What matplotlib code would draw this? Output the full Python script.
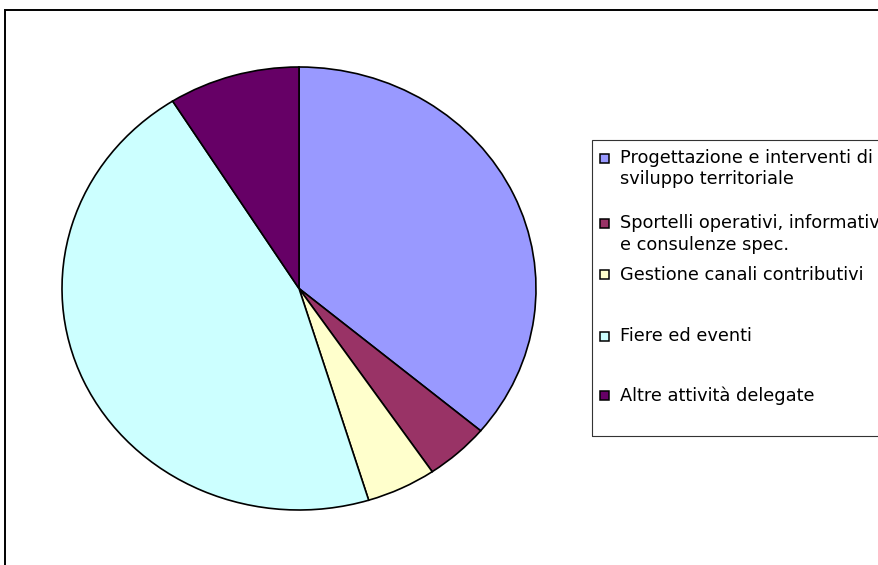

==

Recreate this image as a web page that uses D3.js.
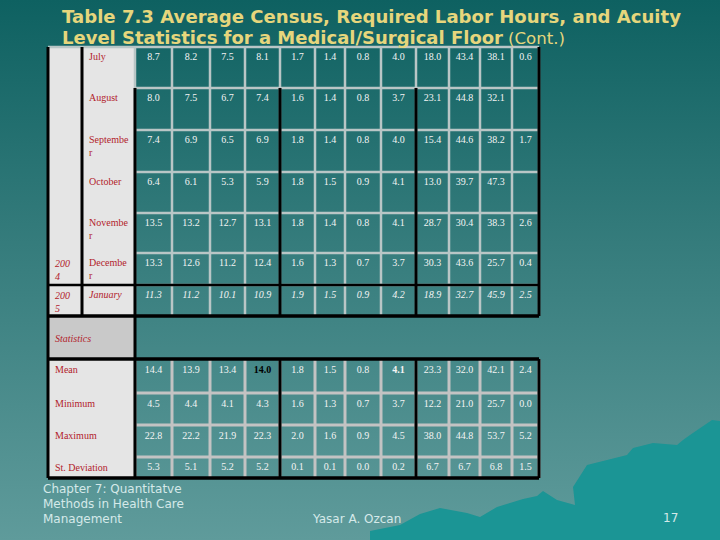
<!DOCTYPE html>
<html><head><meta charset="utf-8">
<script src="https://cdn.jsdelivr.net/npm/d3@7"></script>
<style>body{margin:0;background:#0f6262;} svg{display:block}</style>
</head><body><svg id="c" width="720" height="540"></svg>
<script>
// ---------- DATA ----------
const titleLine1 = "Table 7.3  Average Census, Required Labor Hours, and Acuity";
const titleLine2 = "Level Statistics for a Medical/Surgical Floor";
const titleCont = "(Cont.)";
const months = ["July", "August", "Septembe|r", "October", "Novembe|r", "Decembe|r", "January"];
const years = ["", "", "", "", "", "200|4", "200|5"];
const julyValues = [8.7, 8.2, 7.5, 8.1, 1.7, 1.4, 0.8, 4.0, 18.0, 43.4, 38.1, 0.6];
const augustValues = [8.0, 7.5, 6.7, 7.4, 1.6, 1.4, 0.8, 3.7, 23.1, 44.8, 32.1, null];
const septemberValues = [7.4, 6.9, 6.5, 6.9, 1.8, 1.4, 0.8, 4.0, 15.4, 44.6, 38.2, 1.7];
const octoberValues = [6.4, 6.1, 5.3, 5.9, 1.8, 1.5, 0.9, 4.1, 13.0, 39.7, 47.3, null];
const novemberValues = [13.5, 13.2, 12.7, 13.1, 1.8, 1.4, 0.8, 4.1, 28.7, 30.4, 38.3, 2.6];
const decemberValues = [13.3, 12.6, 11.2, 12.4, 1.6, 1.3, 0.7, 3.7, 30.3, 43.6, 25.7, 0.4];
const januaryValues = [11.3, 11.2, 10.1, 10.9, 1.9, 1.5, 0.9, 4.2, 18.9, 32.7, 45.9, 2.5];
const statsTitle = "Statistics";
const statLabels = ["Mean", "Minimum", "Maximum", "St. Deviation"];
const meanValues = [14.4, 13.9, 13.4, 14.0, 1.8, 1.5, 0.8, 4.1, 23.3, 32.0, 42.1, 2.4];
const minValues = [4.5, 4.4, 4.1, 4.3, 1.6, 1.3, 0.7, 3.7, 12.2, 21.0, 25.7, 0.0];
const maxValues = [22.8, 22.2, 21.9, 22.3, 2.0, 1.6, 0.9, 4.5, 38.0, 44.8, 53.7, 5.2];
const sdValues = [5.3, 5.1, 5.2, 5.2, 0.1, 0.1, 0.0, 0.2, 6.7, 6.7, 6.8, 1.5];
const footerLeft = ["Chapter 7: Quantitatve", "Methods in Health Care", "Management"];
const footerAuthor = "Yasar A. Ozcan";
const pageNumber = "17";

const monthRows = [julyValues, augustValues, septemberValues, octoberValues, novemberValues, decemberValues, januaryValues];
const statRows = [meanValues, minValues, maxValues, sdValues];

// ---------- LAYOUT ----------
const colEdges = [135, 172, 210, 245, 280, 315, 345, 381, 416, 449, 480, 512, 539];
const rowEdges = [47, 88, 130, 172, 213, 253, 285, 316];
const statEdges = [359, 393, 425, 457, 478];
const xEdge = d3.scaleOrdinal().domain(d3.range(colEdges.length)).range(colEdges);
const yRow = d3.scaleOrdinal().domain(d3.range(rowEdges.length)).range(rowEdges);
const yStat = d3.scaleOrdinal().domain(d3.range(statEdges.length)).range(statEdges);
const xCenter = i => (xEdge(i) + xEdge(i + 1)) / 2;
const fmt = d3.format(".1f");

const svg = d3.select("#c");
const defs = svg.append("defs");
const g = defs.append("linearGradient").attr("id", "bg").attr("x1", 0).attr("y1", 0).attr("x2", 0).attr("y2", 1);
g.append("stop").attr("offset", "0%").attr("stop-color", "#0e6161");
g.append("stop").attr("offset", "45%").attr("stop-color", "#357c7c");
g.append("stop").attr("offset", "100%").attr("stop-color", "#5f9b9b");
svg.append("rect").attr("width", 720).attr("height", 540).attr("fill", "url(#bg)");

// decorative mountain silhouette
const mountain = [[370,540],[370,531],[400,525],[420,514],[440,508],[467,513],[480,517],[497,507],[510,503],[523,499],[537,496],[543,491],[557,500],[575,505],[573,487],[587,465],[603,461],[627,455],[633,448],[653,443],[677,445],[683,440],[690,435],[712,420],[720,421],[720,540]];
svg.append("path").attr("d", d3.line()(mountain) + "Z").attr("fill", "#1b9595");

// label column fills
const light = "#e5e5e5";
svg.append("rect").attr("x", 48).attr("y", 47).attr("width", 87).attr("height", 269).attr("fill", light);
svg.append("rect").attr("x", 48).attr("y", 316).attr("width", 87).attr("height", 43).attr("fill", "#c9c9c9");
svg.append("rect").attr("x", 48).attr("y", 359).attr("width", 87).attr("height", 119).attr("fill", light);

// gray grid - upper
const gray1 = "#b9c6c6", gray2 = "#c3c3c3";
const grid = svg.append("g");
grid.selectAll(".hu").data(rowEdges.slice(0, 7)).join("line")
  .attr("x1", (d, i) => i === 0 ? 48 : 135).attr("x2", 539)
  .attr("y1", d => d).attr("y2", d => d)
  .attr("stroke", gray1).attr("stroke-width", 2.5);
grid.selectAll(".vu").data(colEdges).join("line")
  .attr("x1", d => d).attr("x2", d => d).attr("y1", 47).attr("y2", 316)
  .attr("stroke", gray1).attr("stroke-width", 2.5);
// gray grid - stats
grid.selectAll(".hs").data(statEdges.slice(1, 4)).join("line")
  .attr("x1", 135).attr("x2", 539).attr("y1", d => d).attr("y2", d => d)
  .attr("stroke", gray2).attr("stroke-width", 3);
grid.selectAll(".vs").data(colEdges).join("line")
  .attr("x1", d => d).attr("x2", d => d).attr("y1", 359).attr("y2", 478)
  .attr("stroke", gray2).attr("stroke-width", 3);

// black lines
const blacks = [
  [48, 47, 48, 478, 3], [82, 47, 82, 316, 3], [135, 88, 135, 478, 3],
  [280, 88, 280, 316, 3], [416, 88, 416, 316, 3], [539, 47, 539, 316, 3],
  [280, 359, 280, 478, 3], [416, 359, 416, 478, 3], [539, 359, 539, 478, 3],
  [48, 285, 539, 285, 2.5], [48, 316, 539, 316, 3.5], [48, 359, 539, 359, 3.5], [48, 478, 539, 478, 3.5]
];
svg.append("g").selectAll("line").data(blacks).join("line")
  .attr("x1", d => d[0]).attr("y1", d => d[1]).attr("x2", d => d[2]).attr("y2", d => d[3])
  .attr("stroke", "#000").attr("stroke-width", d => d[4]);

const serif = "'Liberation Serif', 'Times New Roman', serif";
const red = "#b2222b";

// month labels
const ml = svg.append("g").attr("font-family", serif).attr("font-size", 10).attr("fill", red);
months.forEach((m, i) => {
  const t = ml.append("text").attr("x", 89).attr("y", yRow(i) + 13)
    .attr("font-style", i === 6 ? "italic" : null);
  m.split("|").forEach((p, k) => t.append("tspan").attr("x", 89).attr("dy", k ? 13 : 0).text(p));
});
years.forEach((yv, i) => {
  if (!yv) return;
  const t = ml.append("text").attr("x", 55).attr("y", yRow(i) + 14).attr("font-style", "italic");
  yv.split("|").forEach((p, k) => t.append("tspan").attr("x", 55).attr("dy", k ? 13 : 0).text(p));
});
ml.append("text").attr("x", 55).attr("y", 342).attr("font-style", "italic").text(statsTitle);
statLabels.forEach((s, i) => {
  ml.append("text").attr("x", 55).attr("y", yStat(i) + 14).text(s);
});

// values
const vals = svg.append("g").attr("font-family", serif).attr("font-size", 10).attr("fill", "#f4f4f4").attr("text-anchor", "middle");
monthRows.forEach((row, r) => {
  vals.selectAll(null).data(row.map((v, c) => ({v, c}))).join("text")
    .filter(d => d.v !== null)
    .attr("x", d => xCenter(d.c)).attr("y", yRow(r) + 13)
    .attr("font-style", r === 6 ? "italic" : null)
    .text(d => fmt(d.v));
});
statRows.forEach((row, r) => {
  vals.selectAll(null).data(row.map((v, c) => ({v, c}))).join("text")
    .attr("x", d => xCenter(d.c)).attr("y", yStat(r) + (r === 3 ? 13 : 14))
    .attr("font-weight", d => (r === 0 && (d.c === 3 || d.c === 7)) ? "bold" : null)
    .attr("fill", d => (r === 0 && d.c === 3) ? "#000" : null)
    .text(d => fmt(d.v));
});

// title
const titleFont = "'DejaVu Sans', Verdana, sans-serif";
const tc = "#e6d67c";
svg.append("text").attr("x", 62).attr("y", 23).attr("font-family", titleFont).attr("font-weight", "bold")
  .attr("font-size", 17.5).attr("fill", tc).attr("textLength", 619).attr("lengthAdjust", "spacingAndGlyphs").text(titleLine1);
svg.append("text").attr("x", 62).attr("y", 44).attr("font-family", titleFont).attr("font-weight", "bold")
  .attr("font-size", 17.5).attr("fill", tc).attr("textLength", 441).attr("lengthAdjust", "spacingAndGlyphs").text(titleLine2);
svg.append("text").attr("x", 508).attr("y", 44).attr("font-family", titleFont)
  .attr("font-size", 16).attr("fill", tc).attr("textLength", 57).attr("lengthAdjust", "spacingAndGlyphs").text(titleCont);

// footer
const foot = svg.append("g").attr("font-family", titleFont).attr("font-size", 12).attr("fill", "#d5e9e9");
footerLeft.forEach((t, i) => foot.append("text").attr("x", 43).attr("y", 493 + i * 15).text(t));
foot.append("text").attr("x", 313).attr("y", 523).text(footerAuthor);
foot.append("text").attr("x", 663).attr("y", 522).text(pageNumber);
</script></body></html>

# WHAT IS ASKED
Pull out all lines containing the word "script" from the entries above.

# RIGHT ANSWER
What matplotlib code would draw this? Output the full Python script.
<script src="https://cdn.jsdelivr.net/npm/d3@7"></script>
<script>
</script></body></html>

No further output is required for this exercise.